これを通し番号にするには、各\newtheoremコマンドのenv_nameCaptionの間に、連動させたい環境名を[]でくくって入力します。

    \newtheorem{dfn}{Definition}
    \newtheorem{prop}{Proposition}
    \newtheorem{thm}[dfn]{Theorem}
    \newtheorem{cor}[dfn]{Corollary}

image.png
上の例では、DefinitionとTheorem, Corollaryがひとまとめに通し番号を振られており、Propositionは独立に通し番号がつけられています。

章ごと、ないしは節ごとに通し番号を振りたい場合は、\newtheoremコマンドの後ろに[section]ないし[subsection]をつけます。

    \newtheorem{dfn}{Definition}[section]
    \newtheorem{prop}{Proposition}
    \newtheorem{thm}[dfn]{Theorem}
    \newtheorem{cor}[dfn]{Corollary}

image.png
上の例では、Definitionおよびそれと連動するTheorem, Corollaryには、章番号に連動して通し番号がつけられます。Propositionには章とは独立に通し番号がつきます。

通し番号をつけたくない場合のコマンドは、newtheorem*で別に定義します。

    \newtheorem{env_name}{Caption}
    \newtheorem*{env_name*}{Caption}

と入力すれば、env_name環境では通し番号あり、env_name*では通し番号なしの環境を使えます。

#その他のカスタマイズ
amsthmパッケージの定理・証明環境は、多少のカスタマイズが利きます。主要なものを紹介。

##定理環境のスタイル
プリアンブルの\newtheoremコマンドの前にtheoremstyleコマンドを打つことで、定理環境のスタイルを変えられます。

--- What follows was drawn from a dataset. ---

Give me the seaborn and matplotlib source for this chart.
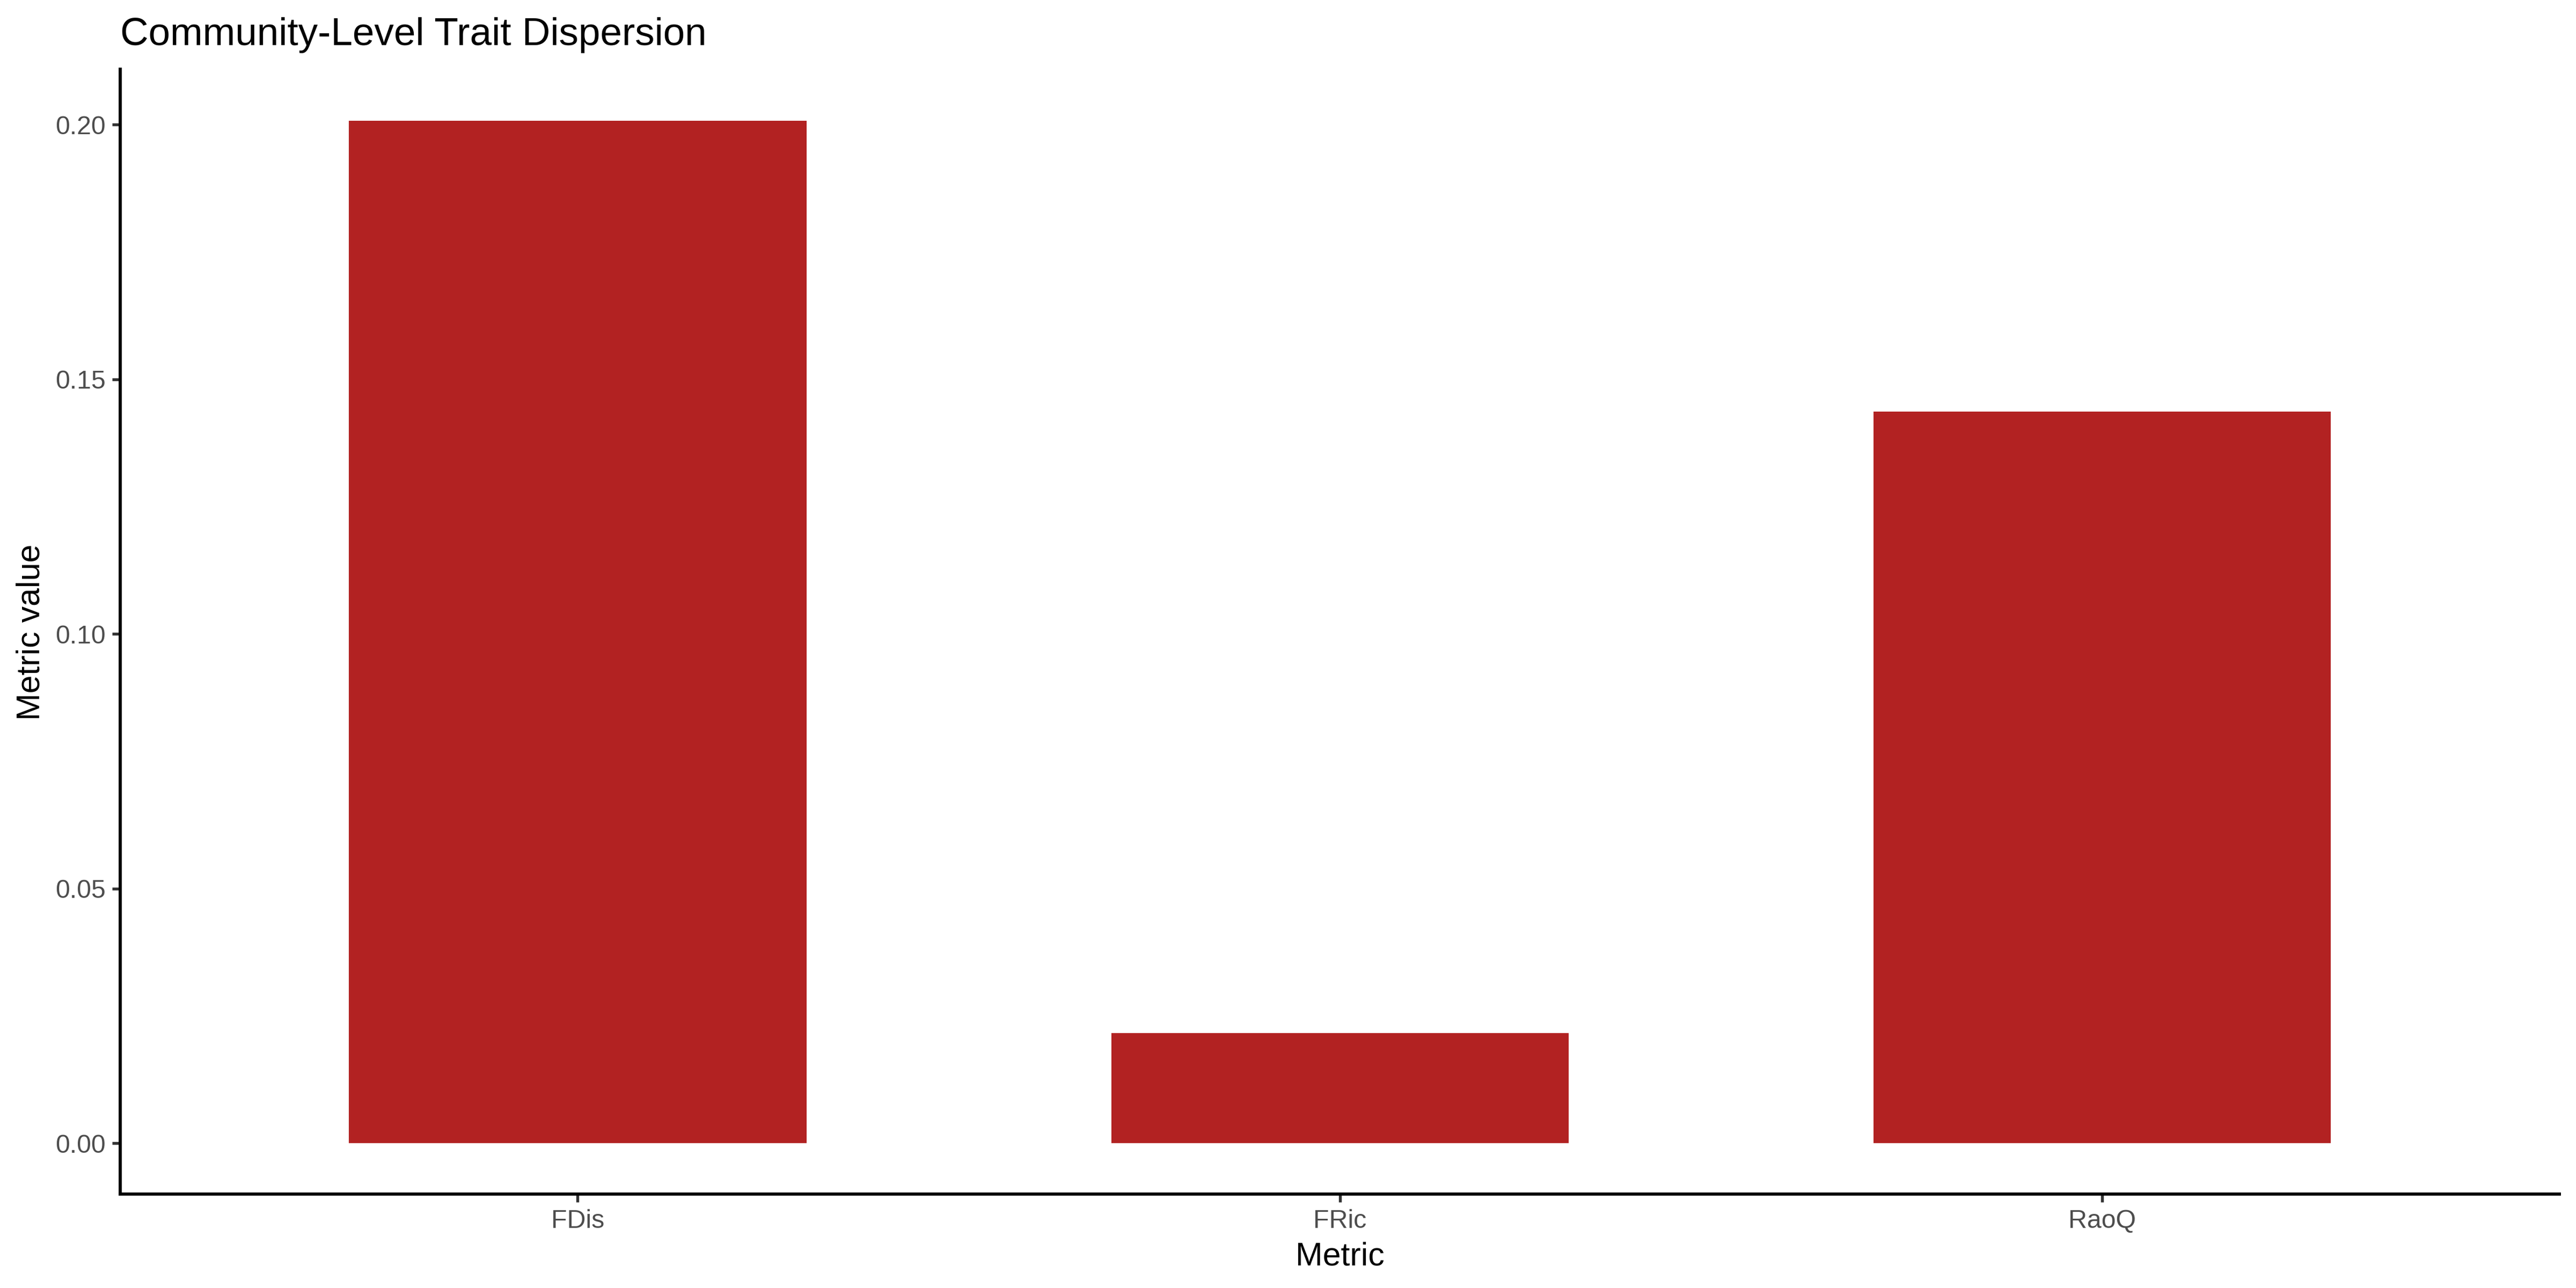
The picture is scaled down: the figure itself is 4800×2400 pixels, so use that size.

\theoremstyle{plain}: 見出しが太字、本文は斜体
\theoremstyle{definition}: 見出しが太字、本文は立体
\theoremstyle{remark}: 見出しが斜体、本文は立体

日本語と英語を使う場合には、英語のみ斜体になるのは目立つのでdefinitionを使うのがいいでしょう。

##証明終了の記号

proof環境では、証明の最後に白抜きの四角がつくようになっています。これを黒の四角に変えるには、プリアンブルに

    \renewcommand{\qedsymbol}{$\blacksquare$}

を入力します4
 四角の代わりに"Q.E.D."ないしは"終"など、別のものを使いたい場合には、プリアンブルに

    \renewcommand{\qedsymbol}{Q.E.D.}

とか

    \renewcommand{\qedsymbol}{}

とかを入力すれば、正しく出力されます。

#参考文献

  1. コマンド\angle, \angを使うにはsiunitxパッケージが必要です。

  2. ただし、「定義」環境を作りたいときにenv_name = defとはできません。これは、すでにあるLaTeXコマンド\defと衝突するためです。「定義」環境にはdefinitionないしはdfnをおすすめします。

  3. 斜めになっていない通常の文字を、「斜体」に対して「立体」と呼びます。

  4. おれは黒四角のほうがかっこよくて好きだ。